● **Problem details**
Without including any images, repeat the data exactly.

--*--

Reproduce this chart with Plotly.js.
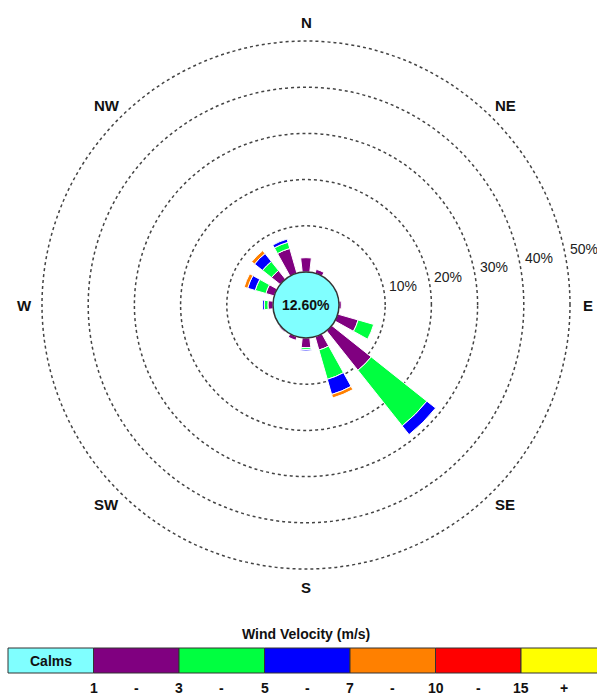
<!DOCTYPE html>
<html>
<head>
<meta charset="utf-8">
<script src="https://cdn.plot.ly/plotly-3.0.1.min.js"></script>
<style>html,body{margin:0;padding:0;background:#fff;}#chart{width:597px;height:695px;}</style>
</head>
<body>
<div id="chart"></div>
<script>
// ---- data ----
const directions = ['N','NNE','NE','ENE','E','ESE','SE','SSE','S','SSW','SW','WSW','W','WNW','NW','NNW'];
const speedBins = ['1 - 3','3 - 5','5 - 7','7 - 10','10 - 15','15 +'];
const binEdges = ['1','3','5','7','10','15','+'];
const freq1to3   = [3.1,0.9,0,0.2,0.5,4.6,10.9,3.0,2.1,0.8,0.3,0,1.1,1.9,2.4,5.6];
const freq3to5   = [0,0,0,0,0,3.5,15.4,6.6,0.4,0,0,0,0.8,2.4,2.5,1.4];
const freq5to7   = [0,0,0,0,0,0,2.4,3.4,0.3,0,0,0,0.4,1.7,2.2,0.7];
const freq7to10  = [0,0,0,0,0,0,0,0.8,0,0,0,0,0,0.8,0.8,0];
const freq10to15 = [0,0,0,0,0,0,0,0,0,0,0,0,0,0,0,0];
const freq15up   = [0,0,0,0,0,0,0,0,0,0,0,0,0,0,0,0];
const calmsPct = 12.60;
const ringTicks = [10,20,30,40,50];
const compassLabels = ['N','NE','E','SE','S','SW','W','NW'];

// ---- styles ----
const binColors = ['#800080','#00FF40','#0000FF','#FF8000','#FF0000','#FFFF00'];
const calmColor = '#80FFFF';
const FONT = 'Arial, "Liberation Sans", sans-serif';
const W = 597, H = 695;
const CX = 306, CY = 305;         // pixel centre of rose
const CALM_R = 33;                // calm circle radius (px)
const PX_PER_PCT = 4.62;
const RMAX = 50.5;
const R = CALM_R + RMAX * PX_PER_PCT;
const px = x => x / W;
const py = y => (H - y) / H;

const thetaOf = name => directions.indexOf(name) * 22.5;
const dirTheta = directions.map(thetaOf);
const series = [freq1to3, freq3to5, freq5to7, freq7to10, freq10to15, freq15up];

const traces = series.map((vals, i) => ({
  type: 'barpolar',
  r: vals,
  theta: dirTheta,
  width: 13,
  name: speedBins[i],
  marker: {color: binColors[i], line: {color: '#ffffff', width: 1}},
  hoverinfo: 'skip',
  showlegend: false
}));

const shapes = [];
const annotations = [];
const ann = (x, y, text, size, color) => annotations.push({
  xref: 'paper', yref: 'paper', x: px(x), y: py(y), text: text,
  showarrow: false, xanchor: 'center', yanchor: 'middle',
  font: {family: FONT, size: size || 14, color: color || '#111'}
});
// polar position helper (pixel coords for a value along a compass angle)
const polarPx = (pct, deg) => {
  const rr = CALM_R + pct * PX_PER_PCT, a = deg * Math.PI / 180;
  return [CX + rr * Math.sin(a), CY - rr * Math.cos(a)];
};

// ring labels
const RING_LABEL_OFFSET = 4.3, RING_LABEL_THETA = 78.7;
ringTicks.forEach(t => {
  const [x, y] = polarPx(t + RING_LABEL_OFFSET, RING_LABEL_THETA);
  ann(x, y, t + '%', 14, '#222');
});
// compass labels
const LABEL_PCT = (282 - CALM_R) / PX_PER_PCT;
compassLabels.forEach(s => {
  const [x, y] = polarPx(LABEL_PCT, thetaOf(s));
  ann(x, y, '<b>' + s + '</b>', 15);
});

// ---- legend (shapes + annotations) ----
const LEG_X0 = 8, LEG_W = 85.5, LEG_Y0 = 648, LEG_Y1 = 673;
const legColors = [calmColor].concat(binColors);
legColors.forEach((c, i) => shapes.push({
  type: 'rect', xref: 'paper', yref: 'paper',
  x0: px(LEG_X0 + i * LEG_W), x1: px(LEG_X0 + (i + 1) * LEG_W),
  y0: py(LEG_Y1), y1: py(LEG_Y0),
  fillcolor: c, line: {color: '#333', width: 1}, layer: 'above'
}));
// calm circle
shapes.push({
  type: 'circle', xref: 'paper', yref: 'paper',
  x0: px(CX - CALM_R), x1: px(CX + CALM_R),
  y0: py(CY + CALM_R), y1: py(CY - CALM_R),
  fillcolor: calmColor, line: {color: '#333', width: 1.5}, layer: 'above'
});

ann(CX, CY, '<b>' + calmsPct.toFixed(2) + '%</b>', 14);
ann(LEG_X0 + LEG_W / 2, (LEG_Y0 + LEG_Y1) / 2, '<b>Calms</b>', 14);
ann(306, 634, '<b>Wind Velocity (m/s)</b>', 14);
const LAB_Y = 688;
binEdges.forEach((e, k) => {
  if (e === '+') {
    ann(LEG_X0 + 6.5 * LEG_W, LAB_Y, '<b>+</b>', 14);
  } else {
    ann(LEG_X0 + (k + 1) * LEG_W, LAB_Y, '<b>' + e + '</b>', 14);
    if (k < binEdges.length - 2) ann(LEG_X0 + (k + 1.5) * LEG_W, LAB_Y, '<b>-</b>', 14);
  }
});

const layout = {
  width: W, height: H,
  margin: {l: 0, r: 0, t: 0, b: 0},
  paper_bgcolor: '#fff', plot_bgcolor: '#fff',
  showlegend: false,
  polar: {
    domain: {x: [px(CX - R), px(CX + R)], y: [py(CY + R), py(CY - R)]},
    hole: CALM_R / R,
    bgcolor: 'rgba(0,0,0,0)',
    barmode: 'stack',
    radialaxis: {
      range: [0, RMAX], tickvals: ringTicks, showticklabels: false, ticks: '',
      showline: false, showgrid: true, gridcolor: '#444', gridwidth: 1.5, griddash: 'dot'
    },
    angularaxis: {
      direction: 'clockwise', rotation: 90, thetaunit: 'degrees',
      showline: false, showgrid: false, showticklabels: false, ticks: ''
    }
  },
  shapes: shapes,
  annotations: annotations
};

Plotly.newPlot('chart', traces, layout, {staticPlot: true, displayModeBar: false});
</script>
</body>
</html>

--*--

● **Answer to the task**
Reproduce this chart with Plotly.js.
<!DOCTYPE html>
<html>
<head>
<meta charset="utf-8">
<script src="https://cdn.plot.ly/plotly-3.0.1.min.js"></script>
<style>html,body{margin:0;padding:0;background:#fff;}#chart{width:597px;height:695px;}</style>
</head>
<body>
<div id="chart"></div>
<script>
// ---- data ----
const directions = ['N','NNE','NE','ENE','E','ESE','SE','SSE','S','SSW','SW','WSW','W','WNW','NW','NNW'];
const speedBins = ['1 - 3','3 - 5','5 - 7','7 - 10','10 - 15','15 +'];
const binEdges = ['1','3','5','7','10','15','+'];
const freq1to3   = [3.1,0.9,0,0.2,0.5,4.6,10.9,3.0,2.1,0.8,0.3,0,1.1,1.9,2.4,5.6];
const freq3to5   = [0,0,0,0,0,3.5,15.4,6.6,0.4,0,0,0,0.8,2.4,2.5,1.4];
const freq5to7   = [0,0,0,0,0,0,2.4,3.4,0.3,0,0,0,0.4,1.7,2.2,0.7];
const freq7to10  = [0,0,0,0,0,0,0,0.8,0,0,0,0,0,0.8,0.8,0];
const freq10to15 = [0,0,0,0,0,0,0,0,0,0,0,0,0,0,0,0];
const freq15up   = [0,0,0,0,0,0,0,0,0,0,0,0,0,0,0,0];
const calmsPct = 12.60;
const ringTicks = [10,20,30,40,50];
const compassLabels = ['N','NE','E','SE','S','SW','W','NW'];

// ---- styles ----
const binColors = ['#800080','#00FF40','#0000FF','#FF8000','#FF0000','#FFFF00'];
const calmColor = '#80FFFF';
const FONT = 'Arial, "Liberation Sans", sans-serif';
const W = 597, H = 695;
const CX = 306, CY = 305;         // pixel centre of rose
const CALM_R = 33;                // calm circle radius (px)
const PX_PER_PCT = 4.62;
const RMAX = 50.5;
const R = CALM_R + RMAX * PX_PER_PCT;
const px = x => x / W;
const py = y => (H - y) / H;

const thetaOf = name => directions.indexOf(name) * 22.5;
const dirTheta = directions.map(thetaOf);
const series = [freq1to3, freq3to5, freq5to7, freq7to10, freq10to15, freq15up];

const traces = series.map((vals, i) => ({
  type: 'barpolar',
  r: vals,
  theta: dirTheta,
  width: 13,
  name: speedBins[i],
  marker: {color: binColors[i], line: {color: '#ffffff', width: 1}},
  hoverinfo: 'skip',
  showlegend: false
}));

const shapes = [];
const annotations = [];
const ann = (x, y, text, size, color) => annotations.push({
  xref: 'paper', yref: 'paper', x: px(x), y: py(y), text: text,
  showarrow: false, xanchor: 'center', yanchor: 'middle',
  font: {family: FONT, size: size || 14, color: color || '#111'}
});
// polar position helper (pixel coords for a value along a compass angle)
const polarPx = (pct, deg) => {
  const rr = CALM_R + pct * PX_PER_PCT, a = deg * Math.PI / 180;
  return [CX + rr * Math.sin(a), CY - rr * Math.cos(a)];
};

// ring labels
const RING_LABEL_OFFSET = 4.3, RING_LABEL_THETA = 78.7;
ringTicks.forEach(t => {
  const [x, y] = polarPx(t + RING_LABEL_OFFSET, RING_LABEL_THETA);
  ann(x, y, t + '%', 14, '#222');
});
// compass labels
const LABEL_PCT = (282 - CALM_R) / PX_PER_PCT;
compassLabels.forEach(s => {
  const [x, y] = polarPx(LABEL_PCT, thetaOf(s));
  ann(x, y, '<b>' + s + '</b>', 15);
});

// ---- legend (shapes + annotations) ----
const LEG_X0 = 8, LEG_W = 85.5, LEG_Y0 = 648, LEG_Y1 = 673;
const legColors = [calmColor].concat(binColors);
legColors.forEach((c, i) => shapes.push({
  type: 'rect', xref: 'paper', yref: 'paper',
  x0: px(LEG_X0 + i * LEG_W), x1: px(LEG_X0 + (i + 1) * LEG_W),
  y0: py(LEG_Y1), y1: py(LEG_Y0),
  fillcolor: c, line: {color: '#333', width: 1}, layer: 'above'
}));
// calm circle
shapes.push({
  type: 'circle', xref: 'paper', yref: 'paper',
  x0: px(CX - CALM_R), x1: px(CX + CALM_R),
  y0: py(CY + CALM_R), y1: py(CY - CALM_R),
  fillcolor: calmColor, line: {color: '#333', width: 1.5}, layer: 'above'
});

ann(CX, CY, '<b>' + calmsPct.toFixed(2) + '%</b>', 14);
ann(LEG_X0 + LEG_W / 2, (LEG_Y0 + LEG_Y1) / 2, '<b>Calms</b>', 14);
ann(306, 634, '<b>Wind Velocity (m/s)</b>', 14);
const LAB_Y = 688;
binEdges.forEach((e, k) => {
  if (e === '+') {
    ann(LEG_X0 + 6.5 * LEG_W, LAB_Y, '<b>+</b>', 14);
  } else {
    ann(LEG_X0 + (k + 1) * LEG_W, LAB_Y, '<b>' + e + '</b>', 14);
    if (k < binEdges.length - 2) ann(LEG_X0 + (k + 1.5) * LEG_W, LAB_Y, '<b>-</b>', 14);
  }
});

const layout = {
  width: W, height: H,
  margin: {l: 0, r: 0, t: 0, b: 0},
  paper_bgcolor: '#fff', plot_bgcolor: '#fff',
  showlegend: false,
  polar: {
    domain: {x: [px(CX - R), px(CX + R)], y: [py(CY + R), py(CY - R)]},
    hole: CALM_R / R,
    bgcolor: 'rgba(0,0,0,0)',
    barmode: 'stack',
    radialaxis: {
      range: [0, RMAX], tickvals: ringTicks, showticklabels: false, ticks: '',
      showline: false, showgrid: true, gridcolor: '#444', gridwidth: 1.5, griddash: 'dot'
    },
    angularaxis: {
      direction: 'clockwise', rotation: 90, thetaunit: 'degrees',
      showline: false, showgrid: false, showticklabels: false, ticks: ''
    }
  },
  shapes: shapes,
  annotations: annotations
};

Plotly.newPlot('chart', traces, layout, {staticPlot: true, displayModeBar: false});
</script>
</body>
</html>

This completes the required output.